Nearly a year after a campus police office at the University of California pepper sprayed students nonviolently protesting against tuition hikes–under the banner of Occupy–the University has reached a settlement with the students. The LA Times reports that the police overreaction will cost the school nearly $1,000,000–$30,000 to each of the 21 students and $250,000 to the attorneys for the students.
John Pike, the officer who sprayed the student and became an internet sensation, is no longer working for the University. Linda Katehi, the Chancellor whose leadership deficiencies contributed to the situation, remains in her job, and her immediate tasks include writing a formal letter of apology to each of the students.
One million dollars is a lot of money in the University of California, particularly in an extremely difficult budget environment.
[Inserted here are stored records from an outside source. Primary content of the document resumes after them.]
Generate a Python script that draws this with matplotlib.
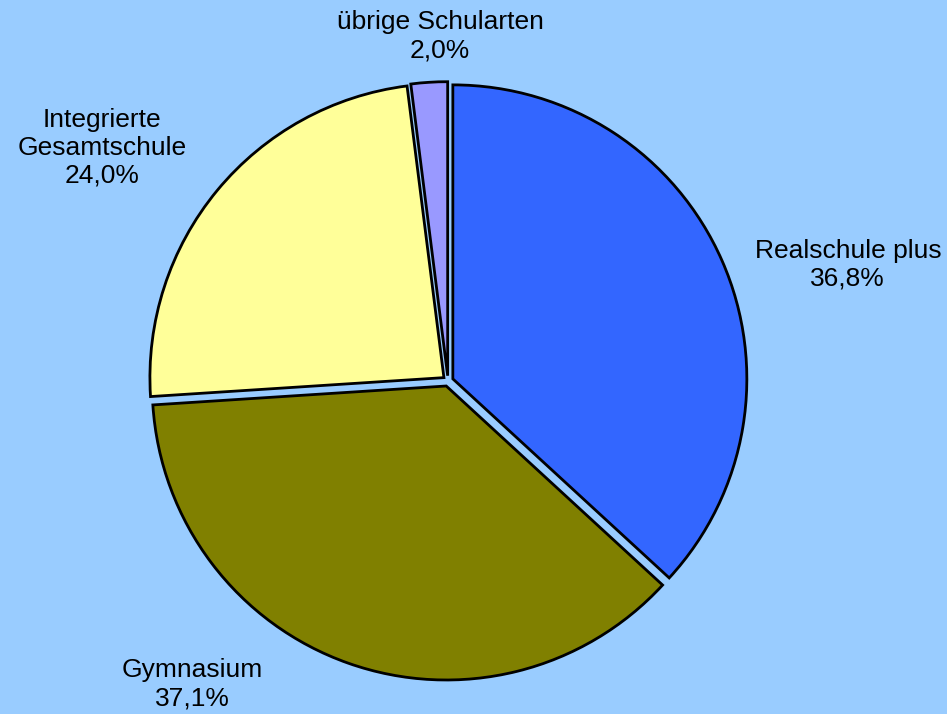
import matplotlib
matplotlib.use("Agg")
import matplotlib.pyplot as plt

categories = ["Realschule plus", "Gymnasium", "Integrierte\nGesamtschule", "übrige Schularten"]
values = [36.8, 37.1, 24.0, 2.0]
value_labels = ["36,8%", "37,1%", "24,0%", "2,0%"]
colors = ["#3366FF", "#808000", "#FFFF99", "#9999FF"]

bg = "#99CCFF"
plt.rcParams['font.family'] = ['Liberation Sans', 'DejaVu Sans']

fig = plt.figure(figsize=(9.47, 7.14), dpi=100, facecolor=bg)
W, H = 947, 714
cx, cy, R = 448, 381, 294
ax = fig.add_axes([(cx - R) / W, (H - cy - R) / H, 2 * R / W, 2 * R / H])
ax.set_facecolor(bg)
ax.axis('off')

wedges, _ = ax.pie(values, colors=colors, startangle=90, counterclock=False,
                   explode=[0.018] * len(values), radius=1.0,
                   wedgeprops=dict(edgecolor='black', linewidth=2.0))
ax.set_xlim(-1, 1)
ax.set_ylim(-1, 1)
ax.set_aspect('equal')

# label centres (in units of pie radius, relative to centre)
label_pos = [(1.36, 0.395), (-0.871, -1.031), (-1.177, 0.793), (-0.027, 1.173)]
for cat, vl, (x, y) in zip(categories, value_labels, label_pos):
    ax.text(x, y, f"{cat}\n{vl}", ha='center', va='center', fontsize=19,
            linespacing=1.2, clip_on=False, color='black')

fig.savefig("out.png", dpi=100, facecolor=bg)
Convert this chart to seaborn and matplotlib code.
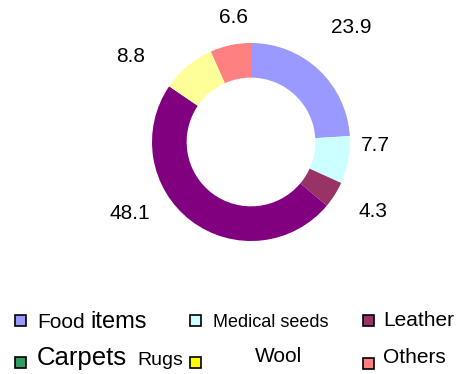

The settlement should provide a powerful message to campus police and administrators throughout the system–and across the country–about how to police their own students. I expect that campus police chiefs will be receiving long memos about appropriate force and administrators will think a third or fourth time before authorizing strong police action. The settlement is a victory for campus-based activists for all sorts of causes.
But the larger battle about the future of the University of California, Occupy, or even tuition at the University, is still very much in the air. Protest has absolutely subsided, and Californians will vote on a series of temporary tax hikes in November.
Should Proposition 30 fail at the polls, University administrators have promised program cuts and tuition hikes. Some students, no doubt, working to make sure that doesn’t happen. If they lose at the polls, they’ll be out in the streets–with others. There will be police, but it will take a little bit more disruption before the pepper spray comes out.